2. le français langue maternelle
4La nouveauté – et la célébrité donnée à ces mouvements – ont eu une importance visible dans l’élaboration de nouvelles méthodes pour le français langue maternelle, selon deux développements différents dans les écoles et dans les lycées et collèges qui se rejoindront dans la plage des années soixante-dix et quatre-vingts.
2.1 Les réformes dans les écoles
5Des réformes ont été mises à l’étude, après 1945, autour de l’École supérieure de Saint-Cloud (centres d’intérêt, pédagogie de la thématique, etc.) ; elles seront vivifiées par l’exemple des réformes de la pédagogie des maths. À l’approche des années soixante-dix, des expériences sont menées dans le cadre de l’Institut pédagogique national pilotées par des professeurs d’Écoles normales. Elles aboutiront au Plan de rénovation dit Rouchette (1972 sv.), reposant sur le privilège accordé à l’oral, sur la créativité et les méthodes structurales. Elles rejoindront les propositions du Mouvement Freinet. Des instructions en élargiront l’assise, reprises par les manuels. Elles proposeront une nouvelle approche de la lecture-écriture et une sériation nouvelle des urgences : le plan traditionnel des grammaires est inversé puisque les récentes grammaires pour les classes commencent maintenant par l’étude du discours pour finir par la morphologie et la phonétique.
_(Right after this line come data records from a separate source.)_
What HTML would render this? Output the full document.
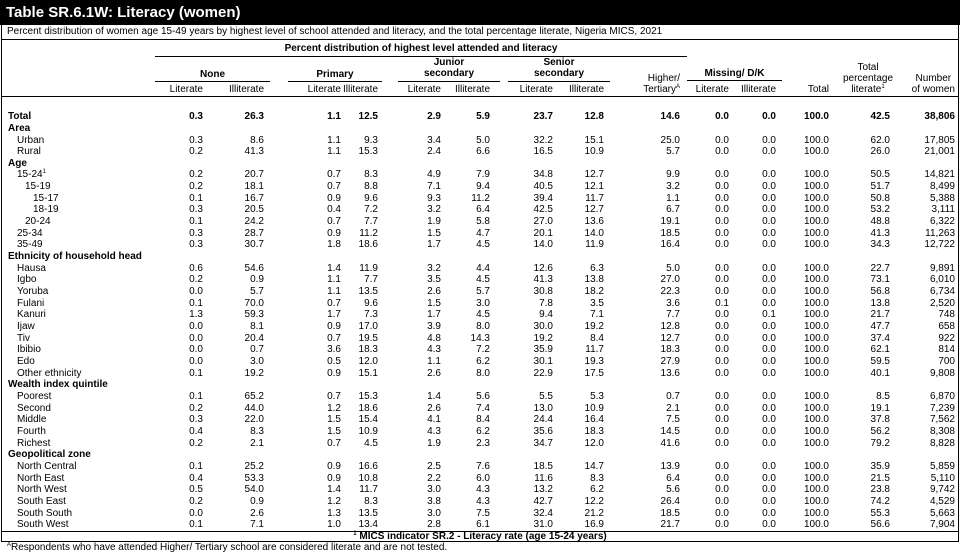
<!DOCTYPE html>
<html><head><meta charset="utf-8"><style>
*{margin:0;padding:0;box-sizing:border-box}
body{width:960px;height:554px;background:#fff;position:relative;overflow:hidden;font-family:"Liberation Sans",Arial,sans-serif;font-size:10px;color:#000}
.t{position:absolute;left:0;top:0;width:960px;height:25px;background:#000;color:#fff;font-weight:bold;font-size:15px;line-height:25px;padding-left:6px}
.box{position:absolute;left:1px;top:25px;width:958px;height:517px;border:1px solid #000;border-top:none}
.hl{position:absolute;height:1px;background:#000}
.h{position:absolute;white-space:nowrap;line-height:11px}
.b{font-weight:bold}
.r{position:absolute;left:0;width:960px;height:12px;line-height:12px;white-space:nowrap}
.r span{position:absolute}
.r span.l{left:8px}
.r .a{left:17px!important}.r .c{left:25px!important}.r .d{left:33px!important}
.r span:nth-child(2){right:757px}.r span:nth-child(3){right:696px}.r span:nth-child(4){right:619px}.r span:nth-child(5){right:582px}
.r span:nth-child(6){right:519px}.r span:nth-child(7){right:470px}.r span:nth-child(8){right:407px}.r span:nth-child(9){right:356px}
.r span:nth-child(10){right:280px}.r span:nth-child(11){right:231px}.r span:nth-child(12){right:184px}.r span:nth-child(13){right:131px}
.r span:nth-child(14){right:70px}.r span:nth-child(15){right:5px}
sup{font-size:6px;vertical-align:top;line-height:6px}
</style></head><body>
<div class="t">Table SR.6.1W: Literacy (women)</div>
<div class="box"></div>
<div class="h" style="left:7px;top:26px">Percent distribution of women age 15-49 years by highest level of school attended and literacy, and the total percentage literate, Nigeria MICS, 2021</div>
<div class="hl" style="left:1px;top:39px;width:958px"></div>
<div class="h b" style="left:155px;width:532px;text-align:center;top:43px">Percent distribution of highest level attended and literacy</div>
<div class="hl" style="left:155px;top:56px;width:532px"></div>
<div class="h b" style="left:155px;width:115px;text-align:center;top:69px">None</div>
<div class="hl" style="left:155px;top:81px;width:115px"></div>
<div class="h b" style="left:288px;width:94px;text-align:center;top:69px">Primary</div>
<div class="hl" style="left:288px;top:81px;width:94px"></div>
<div class="h b" style="left:398px;width:102px;text-align:center;top:57px">Junior<br>secondary</div>
<div class="hl" style="left:398px;top:81px;width:102px"></div>
<div class="h b" style="left:508px;width:102px;text-align:center;top:57px">Senior<br>secondary</div>
<div class="hl" style="left:508px;top:81px;width:102px"></div>
<div class="h" style="right:280px;text-align:right;top:73px">Higher/<br>Tertiary<sup>A</sup></div>
<div class="h b" style="left:687px;width:95px;text-align:center;top:68px">Missing/ D/K</div>
<div class="hl" style="left:687px;top:80px;width:95px"></div>
<div class="h" style="right:131px;top:84px">Total</div>
<div class="h" style="left:828px;width:80px;text-align:center;top:62px">Total<br>percentage<br>literate<sup>1</sup></div>
<div class="h" style="right:5px;text-align:center;top:73px">Number<br>of women</div>
<div class="h" style="right:757px;top:84px">Literate</div><div class="h" style="right:696px;top:84px">Illiterate</div>
<div class="h" style="right:619px;top:84px">Literate</div><div class="h" style="right:582px;top:84px">Illiterate</div>
<div class="h" style="right:519px;top:84px">Literate</div><div class="h" style="right:470px;top:84px">Illiterate</div>
<div class="h" style="right:407px;top:84px">Literate</div><div class="h" style="right:356px;top:84px">Illiterate</div>
<div class="h" style="right:231px;top:84px">Literate</div><div class="h" style="right:184px;top:84px">Illiterate</div>
<div class="hl" style="left:1px;top:96px;width:958px"></div>

<div class="r b" style="top:111px"><span class="l">Total</span><span>0.3</span><span>26.3</span><span>1.1</span><span>12.5</span><span>2.9</span><span>5.9</span><span>23.7</span><span>12.8</span><span>14.6</span><span>0.0</span><span>0.0</span><span>100.0</span><span>42.5</span><span>38,806</span></div>
<div class="r b" style="top:123px"><span class="l">Area</span></div>
<div class="r" style="top:135px"><span class="l a">Urban</span><span>0.3</span><span>8.6</span><span>1.1</span><span>9.3</span><span>3.4</span><span>5.0</span><span>32.2</span><span>15.1</span><span>25.0</span><span>0.0</span><span>0.0</span><span>100.0</span><span>62.0</span><span>17,805</span></div>
<div class="r" style="top:146px"><span class="l a">Rural</span><span>0.2</span><span>41.3</span><span>1.1</span><span>15.3</span><span>2.4</span><span>6.6</span><span>16.5</span><span>10.9</span><span>5.7</span><span>0.0</span><span>0.0</span><span>100.0</span><span>26.0</span><span>21,001</span></div>
<div class="r b" style="top:158px"><span class="l">Age</span></div>
<div class="r" style="top:169px"><span class="l a">15-24<sup>1</sup></span><span>0.2</span><span>20.7</span><span>0.7</span><span>8.3</span><span>4.9</span><span>7.9</span><span>34.8</span><span>12.7</span><span>9.9</span><span>0.0</span><span>0.0</span><span>100.0</span><span>50.5</span><span>14,821</span></div>
<div class="r" style="top:181px"><span class="l c">15-19</span><span>0.2</span><span>18.1</span><span>0.7</span><span>8.8</span><span>7.1</span><span>9.4</span><span>40.5</span><span>12.1</span><span>3.2</span><span>0.0</span><span>0.0</span><span>100.0</span><span>51.7</span><span>8,499</span></div>
<div class="r" style="top:193px"><span class="l d">15-17</span><span>0.1</span><span>16.7</span><span>0.9</span><span>9.6</span><span>9.3</span><span>11.2</span><span>39.4</span><span>11.7</span><span>1.1</span><span>0.0</span><span>0.0</span><span>100.0</span><span>50.8</span><span>5,388</span></div>
<div class="r" style="top:204px"><span class="l d">18-19</span><span>0.3</span><span>20.5</span><span>0.4</span><span>7.2</span><span>3.2</span><span>6.4</span><span>42.5</span><span>12.7</span><span>6.7</span><span>0.0</span><span>0.0</span><span>100.0</span><span>53.2</span><span>3,111</span></div>
<div class="r" style="top:216px"><span class="l c">20-24</span><span>0.1</span><span>24.2</span><span>0.7</span><span>7.7</span><span>1.9</span><span>5.8</span><span>27.0</span><span>13.6</span><span>19.1</span><span>0.0</span><span>0.0</span><span>100.0</span><span>48.8</span><span>6,322</span></div>
<div class="r" style="top:228px"><span class="l a">25-34</span><span>0.3</span><span>28.7</span><span>0.9</span><span>11.2</span><span>1.5</span><span>4.7</span><span>20.1</span><span>14.0</span><span>18.5</span><span>0.0</span><span>0.0</span><span>100.0</span><span>41.3</span><span>11,263</span></div>
<div class="r" style="top:239px"><span class="l a">35-49</span><span>0.3</span><span>30.7</span><span>1.8</span><span>18.6</span><span>1.7</span><span>4.5</span><span>14.0</span><span>11.9</span><span>16.4</span><span>0.0</span><span>0.0</span><span>100.0</span><span>34.3</span><span>12,722</span></div>
<div class="r b" style="top:251px"><span class="l">Ethnicity of household head</span></div>
<div class="r" style="top:263px"><span class="l a">Hausa</span><span>0.6</span><span>54.6</span><span>1.4</span><span>11.9</span><span>3.2</span><span>4.4</span><span>12.6</span><span>6.3</span><span>5.0</span><span>0.0</span><span>0.0</span><span>100.0</span><span>22.7</span><span>9,891</span></div>
<div class="r" style="top:274px"><span class="l a">Igbo</span><span>0.2</span><span>0.9</span><span>1.1</span><span>7.7</span><span>3.5</span><span>4.5</span><span>41.3</span><span>13.8</span><span>27.0</span><span>0.0</span><span>0.0</span><span>100.0</span><span>73.1</span><span>6,010</span></div>
<div class="r" style="top:286px"><span class="l a">Yoruba</span><span>0.0</span><span>5.7</span><span>1.1</span><span>13.5</span><span>2.6</span><span>5.7</span><span>30.8</span><span>18.2</span><span>22.3</span><span>0.0</span><span>0.0</span><span>100.0</span><span>56.8</span><span>6,734</span></div>
<div class="r" style="top:298px"><span class="l a">Fulani</span><span>0.1</span><span>70.0</span><span>0.7</span><span>9.6</span><span>1.5</span><span>3.0</span><span>7.8</span><span>3.5</span><span>3.6</span><span>0.1</span><span>0.0</span><span>100.0</span><span>13.8</span><span>2,520</span></div>
<div class="r" style="top:309px"><span class="l a">Kanuri</span><span>1.3</span><span>59.3</span><span>1.7</span><span>7.3</span><span>1.7</span><span>4.5</span><span>9.4</span><span>7.1</span><span>7.7</span><span>0.0</span><span>0.1</span><span>100.0</span><span>21.7</span><span>748</span></div>
<div class="r" style="top:321px"><span class="l a">Ijaw</span><span>0.0</span><span>8.1</span><span>0.9</span><span>17.0</span><span>3.9</span><span>8.0</span><span>30.0</span><span>19.2</span><span>12.8</span><span>0.0</span><span>0.0</span><span>100.0</span><span>47.7</span><span>658</span></div>
<div class="r" style="top:333px"><span class="l a">Tiv</span><span>0.0</span><span>20.4</span><span>0.7</span><span>19.5</span><span>4.8</span><span>14.3</span><span>19.2</span><span>8.4</span><span>12.7</span><span>0.0</span><span>0.0</span><span>100.0</span><span>37.4</span><span>922</span></div>
<div class="r" style="top:344px"><span class="l a">Ibibio</span><span>0.0</span><span>0.7</span><span>3.6</span><span>18.3</span><span>4.3</span><span>7.2</span><span>35.9</span><span>11.7</span><span>18.3</span><span>0.0</span><span>0.0</span><span>100.0</span><span>62.1</span><span>814</span></div>
<div class="r" style="top:356px"><span class="l a">Edo</span><span>0.0</span><span>3.0</span><span>0.5</span><span>12.0</span><span>1.1</span><span>6.2</span><span>30.1</span><span>19.3</span><span>27.9</span><span>0.0</span><span>0.0</span><span>100.0</span><span>59.5</span><span>700</span></div>
<div class="r" style="top:368px"><span class="l a">Other ethnicity</span><span>0.1</span><span>19.2</span><span>0.9</span><span>15.1</span><span>2.6</span><span>8.0</span><span>22.9</span><span>17.5</span><span>13.6</span><span>0.0</span><span>0.0</span><span>100.0</span><span>40.1</span><span>9,808</span></div>
<div class="r b" style="top:379px"><span class="l">Wealth index quintile</span></div>
<div class="r" style="top:391px"><span class="l a">Poorest</span><span>0.1</span><span>65.2</span><span>0.7</span><span>15.3</span><span>1.4</span><span>5.6</span><span>5.5</span><span>5.3</span><span>0.7</span><span>0.0</span><span>0.0</span><span>100.0</span><span>8.5</span><span>6,870</span></div>
<div class="r" style="top:403px"><span class="l a">Second</span><span>0.2</span><span>44.0</span><span>1.2</span><span>18.6</span><span>2.6</span><span>7.4</span><span>13.0</span><span>10.9</span><span>2.1</span><span>0.0</span><span>0.0</span><span>100.0</span><span>19.1</span><span>7,239</span></div>
<div class="r" style="top:414px"><span class="l a">Middle</span><span>0.3</span><span>22.0</span><span>1.5</span><span>15.4</span><span>4.1</span><span>8.4</span><span>24.4</span><span>16.4</span><span>7.5</span><span>0.0</span><span>0.0</span><span>100.0</span><span>37.8</span><span>7,562</span></div>
<div class="r" style="top:426px"><span class="l a">Fourth</span><span>0.4</span><span>8.3</span><span>1.5</span><span>10.9</span><span>4.3</span><span>6.2</span><span>35.6</span><span>18.3</span><span>14.5</span><span>0.0</span><span>0.0</span><span>100.0</span><span>56.2</span><span>8,308</span></div>
<div class="r" style="top:438px"><span class="l a">Richest</span><span>0.2</span><span>2.1</span><span>0.7</span><span>4.5</span><span>1.9</span><span>2.3</span><span>34.7</span><span>12.0</span><span>41.6</span><span>0.0</span><span>0.0</span><span>100.0</span><span>79.2</span><span>8,828</span></div>
<div class="r b" style="top:449px"><span class="l">Geopolitical zone</span></div>
<div class="r" style="top:461px"><span class="l a">North Central</span><span>0.1</span><span>25.2</span><span>0.9</span><span>16.6</span><span>2.5</span><span>7.6</span><span>18.5</span><span>14.7</span><span>13.9</span><span>0.0</span><span>0.0</span><span>100.0</span><span>35.9</span><span>5,859</span></div>
<div class="r" style="top:473px"><span class="l a">North East</span><span>0.4</span><span>53.3</span><span>0.9</span><span>10.8</span><span>2.2</span><span>6.0</span><span>11.6</span><span>8.3</span><span>6.4</span><span>0.0</span><span>0.0</span><span>100.0</span><span>21.5</span><span>5,110</span></div>
<div class="r" style="top:484px"><span class="l a">North West</span><span>0.5</span><span>54.0</span><span>1.4</span><span>11.7</span><span>3.0</span><span>4.3</span><span>13.2</span><span>6.2</span><span>5.6</span><span>0.0</span><span>0.0</span><span>100.0</span><span>23.8</span><span>9,742</span></div>
<div class="r" style="top:496px"><span class="l a">South East</span><span>0.2</span><span>0.9</span><span>1.2</span><span>8.3</span><span>3.8</span><span>4.3</span><span>42.7</span><span>12.2</span><span>26.4</span><span>0.0</span><span>0.0</span><span>100.0</span><span>74.2</span><span>4,529</span></div>
<div class="r" style="top:508px"><span class="l a">South South</span><span>0.0</span><span>2.6</span><span>1.3</span><span>13.5</span><span>3.0</span><span>7.5</span><span>32.4</span><span>21.2</span><span>18.5</span><span>0.0</span><span>0.0</span><span>100.0</span><span>55.3</span><span>5,663</span></div>
<div class="r" style="top:519px"><span class="l a">South West</span><span>0.1</span><span>7.1</span><span>1.0</span><span>13.4</span><span>2.8</span><span>6.1</span><span>31.0</span><span>16.9</span><span>21.7</span><span>0.0</span><span>0.0</span><span>100.0</span><span>56.6</span><span>7,904</span></div>
<div class="hl" style="left:1px;top:531px;width:958px"></div>
<div class="h b" style="left:0;width:960px;text-align:center;top:531px"><sup>1</sup> MICS indicator SR.2 - Literacy rate (age 15-24 years)</div>
<div class="h" style="left:7px;top:542px"><sup>A</sup>Respondents who have attended Higher/ Tertiary school are considered literate and are not tested.</div>
</body></html>
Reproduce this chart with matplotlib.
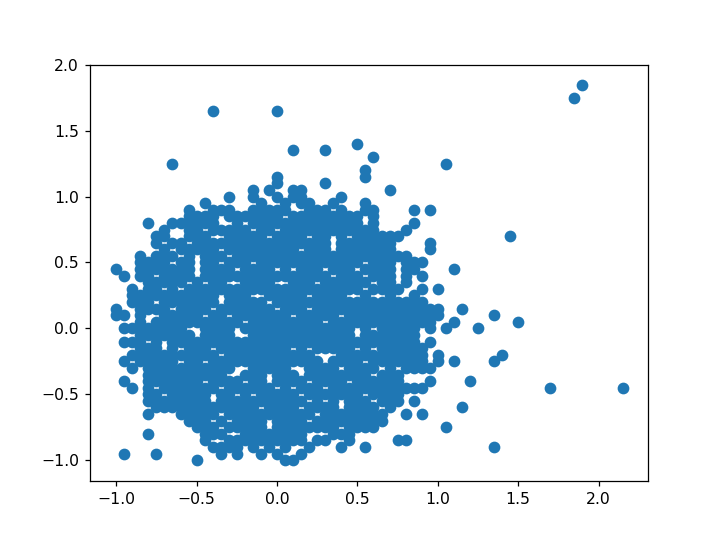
import matplotlib
matplotlib.use("Agg")
import matplotlib.pyplot as plt

r_p185 = [190]
r_p175 = [185]
r_p165 = [-40, 0]
r_p140 = [50]
r_p135 = [10, 30]
r_p130 = [60]
r_p125 = [-65, 105]
r_p120 = [55]
r_p115 = [0, 55]
r_p110 = [0, 30]
r_p105 = [-15, -5, 10, 15, 70]
r_p100 = [-30, -15, 0, 10, 15, 40]
r_p095 = [-45, -10, 5, 15, 20, 35, 55]
r_p090 = [-55, -40, -35, -30, -15, -10, -5, 0, 5, 20, 25, 30, 40, 55, 60, 85, 95]
r_p085 = [-55, -50, -45, -40, -30, -25, -20, -15, -10, -5, 0, 10, 15, 20, 25, 30, 35, 40, 45, 50, 60]
r_p080 = [-80, -65, -60, -55, -50, -45, -40, -25, -15, -10, -5, 0, 5, 10, 15, 20, 25, 30, 35, 40, 45, 50, 60, 85]
r_p075 = [-70, -55, -50, -40, -35, -30, -25, -20, -10, -5, 5, 10, 15, 20, 25, 30, 35, 40, 45, 50, 55, 60, 80]
r_p070 = [-75, -70, -55, -50, -45, -30, -25, -20, -15, -10, 0, 5, 10, 15, 25, 30, 40, 50, 55, 60, 65, 70, 75, 145]
r_p065 = [-75, -65, -60, -50, -45, -40, -35, -30, -25, -20, -15, -10, -5, 0, 5, 10, 15, 20, 25, 30, 40, 45, 50, 55, 60, 65, 70, 95]
r_p060 = [-70, -60, -55, -50, -45, -40, -30, -25, -20, -15, -10, -5, 0, 5, 10, 20, 25, 30, 40, 45, 50, 55, 60, 65, 70, 95]
r_p055 = [-85, -75, -70, -65, -55, -45, -40, -35, -25, -20, -15, -10, -5, 0, 5, 10, 15, 20, 25, 30, 35, 40, 45, 50, 55, 60, 65, 70, 75, 80]
r_p050 = [-85, -80, -75, -70, -60, -55, -45, -40, -30, -25, -20, -10, -5, 0, 5, 10, 15, 20, 25, 30, 35, 40, 45, 50, 60, 65, 70, 80, 85, 90]
r_p045 = [-100, -85, -80, -75, -70, -65, -60, -55, -45, -40, -35, -30, -20, -15, -10, -5, 5, 15, 20, 25, 35, 40, 45, 55, 60, 65, 70, 80, 85, 110]
r_p040 = [-95, -85, -80, -70, -65, -60, -55, -45, -40, -35, -30, -25, -20, -15, -10, -5, 0, 5, 10, 15, 20, 25, 30, 40, 45, 50, 60, 65, 70, 80, 90]
r_p035 = [-80, -75, -70, -65, -60, -50, -40, -35, -20, -15, -10, -5, 10, 15, 20, 30, 35, 40, 45, 50, 55, 65, 70, 80]
r_p030 = [-90, -80, -75, -65, -55, -50, -45, -40, -35, -30, -25, -20, -15, -10, -5, 0, 5, 10, 15, 20, 25, 30, 35, 40, 45, 50, 60, 65, 70, 75, 90, 100]
r_p025 = [-90, -85, -80, -75, -70, -65, -60, -55, -50, -45, -40, -30, -25, -20, -5, 0, 5, 10, 15, 25, 30, 35, 40, 55, 70, 85]
r_p020 = [-90, -85, -80, -70, -65, -60, -55, -50, -45, -40, -30, -25, -20, -15, -10, 0, 5, 10, 15, 20, 25, 30, 35, 40, 45, 50, 55, 60, 65, 70, 75, 80, 85, 90]
r_p015 = [-100, -85, -80, -75, -70, -60, -55, -50, -45, -35, -30, -25, -20, -15, -10, -5, 5, 10, 15, 25, 30, 35, 40, 45, 50, 55, 60, 65, 70, 75, 80, 85, 90, 95, 100, 115]
r_p010 = [-100, -95, -85, -70, -65, -60, -55, -50, -40, -35, -25, -20, -15, -10, -5, 0, 5, 15, 20, 25, 30, 35, 45, 50, 55, 60, 65, 70, 75, 80, 85, 90, 95, 100, 135]
r_p005 = [-85, -75, -70, -65, -60, -55, -50, -45, -40, -35, -30, -25, -15, -10, -5, 0, 5, 10, 15, 20, 25, 35, 40, 45, 50, 55, 60, 65, 70, 75, 80, 85, 90, 95, 110, 150]
r_0000 = [-95, -90, -85, -80, -75, -70, -65, -60, -45, -40, -35, -30, -20, -15, -10, -5, 0, 5, 10, 15, 20, 25, 30, 35, 40, 45, 55, 65, 70, 75, 80, 85, 95, 105, 125]
r_m005 = [-85, -80, -75, -70, -65, -60, -55, -45, -40, -35, -30, -15, -10, -5, 0, 5, 10, 15, 20, 25, 30, 35, 40, 45, 55, 60, 65, 70, 75, 80, 85]
r_m010 = [-95, -90, -85, -75, -65, -60, -55, -50, -45, -40, -35, -30, -25, -20, -15, -10, -5, 0, 5, 10, 15, 20, 25, 30, 35, 40, 45, 50, 55, 60, 65, 70, 75, 80, 85, 95]
r_m015 = [-85, -80, -75, -65, -55, -50, -45, -35, -30, -25, -20, -15, -10, -5, 0, 5, 15, 25, 30, 35, 40, 45, 55, 65, 70, 75, 80, 85, 90]
r_m020 = [-90, -85, -80, -75, -70, -65, -60, -55, -50, -45, -40, -30, -25, -20, -15, -10, -5, 0, 5, 10, 15, 20, 40, 45, 50, 55, 60, 65, 70, 75, 80, 85, 90, 100, 140]
r_m025 = [-95, -85, -80, -75, -70, -65, -55, -50, -40, -35, -30, -25, -20, -15, -10, -5, 0, 5, 10, 15, 20, 25, 35, 40, 45, 50, 60, 65, 70, 75, 80, 85, 90, 100, 110, 135]
r_m030 = [-90, -80, -75, -70, -65, -60, -55, -50, -45, -40, -35, -30, -15, -10, -5, 0, 5, 20, 25, 30, 35, 45, 50, 55, 60, 70, 80, 85, 90, 95]
r_m035 = [-80, -75, -70, -65, -60, -55, -50, -45, -40, -35, -20, -15, -10, 0, 5, 10, 20, 25, 30, 35, 40, 45, 50, 55, 65, 70, 75]
r_m040 = [-95, -80, -75, -70, -65, -60, -55, -50, -40, -35, -30, -25, -15, -10, 0, 5, 10, 15, 25, 30, 35, 40, 50, 55, 60, 65, 70, 75, 95, 120]
r_m045 = [-90, -80, -70, -65, -60, -55, -50, -45, -40, -30, -25, -20, -15, -10, -5, 5, 15, 20, 25, 35, 40, 45, 50, 55, 60, 65, 70, 75, 80, 85, 90, 170, 215]
r_m050 = [-80, -75, -65, -60, -55, -50, -45, -35, -30, -20, -10, -5, 0, 5, 10, 20, 25, 30, 35, 40, 45, 50, 60, 65, 70, 75]
r_m055 = [-80, -75, -70, -65, -60, -55, -50, -45, -35, -30, -25, -20, -15, -10, -5, 0, 5, 10, 15, 25, 35, 45, 50, 55, 65, 70, 75, 85]
r_m060 = [-75, -70, -65, -60, -55, -50, -45, -40, -35, -30, -25, -20, -15, -5, 0, 5, 10, 20, 25, 30, 35, 45, 50, 55, 60, 70, 115]
r_m065 = [-80, -60, -55, -50, -45, -40, -30, -25, -20, -15, -10, -5, 0, 5, 10, 15, 20, 30, 35, 40, 45, 50, 55, 60, 65, 80, 90]
r_m070 = [-55, -50, -45, -35, -25, -20, -15, -10, 0, 5, 10, 15, 25, 30, 35, 40, 45, 50, 55, 60, 65]
r_m075 = [-50, -45, -40, -30, -25, -20, -15, -10, 0, 5, 10, 15, 20, 25, 30, 35, 45, 50, 55, 60, 105]
r_m080 = [-80, -45, -40, -35, -20, -15, -10, -5, 0, 5, 10, 15, 35, 40, 45]
r_m085 = [-45, -30, -25, -20, -15, -10, -5, 0, 5, 10, 15, 25, 30, 45, 75, 80]
r_m090 = [-40, -35, -30, -25, -15, -5, 5, 20, 40, 55, 135]
r_m095 = [-95, -75, -35, -25, -10, 0, 15]
r_m100 = [-50, 5, 10]

y_levels = [185, 175, 165, 140, 135, 130, 125, 120, 115, 110, 105, 100, 95, 90, 85, 80, 75, 70, 65, 60,
            55, 50, 45, 40, 35, 30, 25, 20, 15, 10, 5, 0, -5, -10, -15, -20, -25, -30, -35, -40, -45,
            -50, -55, -60, -65, -70, -75, -80, -85, -90, -95, -100]
x_rows = [r_p185, r_p175, r_p165, r_p140, r_p135, r_p130, r_p125, r_p120, r_p115, r_p110, r_p105, r_p100,
          r_p095, r_p090, r_p085, r_p080, r_p075, r_p070, r_p065, r_p060, r_p055, r_p050, r_p045, r_p040,
          r_p035, r_p030, r_p025, r_p020, r_p015, r_p010, r_p005, r_0000, r_m005, r_m010, r_m015, r_m020,
          r_m025, r_m030, r_m035, r_m040, r_m045, r_m050, r_m055, r_m060, r_m065, r_m070, r_m075, r_m080,
          r_m085, r_m090, r_m095, r_m100]

xs, ys = [], []
for level, row in zip(y_levels, x_rows):
    for value in row:
        xs.append(value / 100)
        ys.append(level / 100)

fig, ax = plt.subplots(figsize=(6.4, 4.8), dpi=112.5)
ax.scatter(xs, ys, linewidths=1.5)
ax.set_xlim(-1.163, 2.3075)
ax.set_ylim(-1.155, 2.0)
fig.savefig("out.png", dpi=112.5)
2.2 Les réformes dans les lycées et collèges
6Pour de multiples raisons, il faudra attendre le grand remuement de 1968 pour les voir apparaitre. L’expérience avortée des « classes nouvelles » après 1945 n’avait laissé que de faibles traces. Elle avait laissé, du moins, une revue active et ouverte, les Cahiers pédagogiques. Ici aussi, on retrouve dans les années soixante-dix des groupes de travail autour de l’Institut pédagogique, des articles imaginatifs dans les Cahiers, l’action de groupes dynamiques comme, très tôt, Enseignement 70, puisl’Association française des enseignants de français avec sa revue Le Français aujourd’hui et l’équipe réunie autour de la revue Pratiques. Des instructions nouvelles seront proposées à partir de 1975 et des commissions se succèderont pour proposer des plans d’ensemble qui trouveront avec plus ou moins de retard un reflet dans les Instructions (commission Emmanuel, commissions Le Goff-Chevalier, Bourdieu-Gros). Les mafpen, puis les iufm donneront à ces projets des lieux actifs de réalisation. Des thématiques nouvelles seront répandues : importance des discours et de l’argumentation, choix des discours, équilibre entre l’écrit et l’oral, importance donnée à l’image, créativité, tâches à confier aux médias (apprentissages programmés, échanges par Internet, etc.), qui conduiront à un renouvellement des examens.
7Une nouveauté commune à ces entreprises : à peu près dans tous les cas, elles proposent un plan d’ensemble qui cherche à établir une cohérence entre les âges. Une difficulté constante : des dispositifs anciens restent immuables face à des propositions nouvelles qui devraient les périmer ; ainsi les concours de recrutement, quasi-inchangés depuis très longtemps, s’articulent mal avec les iufm ; ainsi les mafpen voient leurs missions bouleversées sans qu’un dispositif clair soit établi.
8En un mot, beaucoup de nouveautés, depuis trente ans surtout, tendent à répondre aux mutations du public scolaire, au bouleversement du champ scientifique, aux changements des domaines socio-culturels. Quelle en est l’efficacité ? Ont-elles influencé la conduite des classes et, de façon générale, de l’apprentissage ? Les réformes proposées dans les années quatre-vingts sont-elles valides en 1999 ? Ne peut-on pas parler de la nécessité d’une « mutation permanente » et des contraintes qu’elle implique ? Il est souvent difficile de répondre à ces questions. Elles ouvrent un champ, du moins, à la réflexion et à la discussion.
Notes
1 Des ennuis de santé n’ont pas permis à J.-Cl. Chevalier de revoir ces notes transmises pour discussion lors des journées.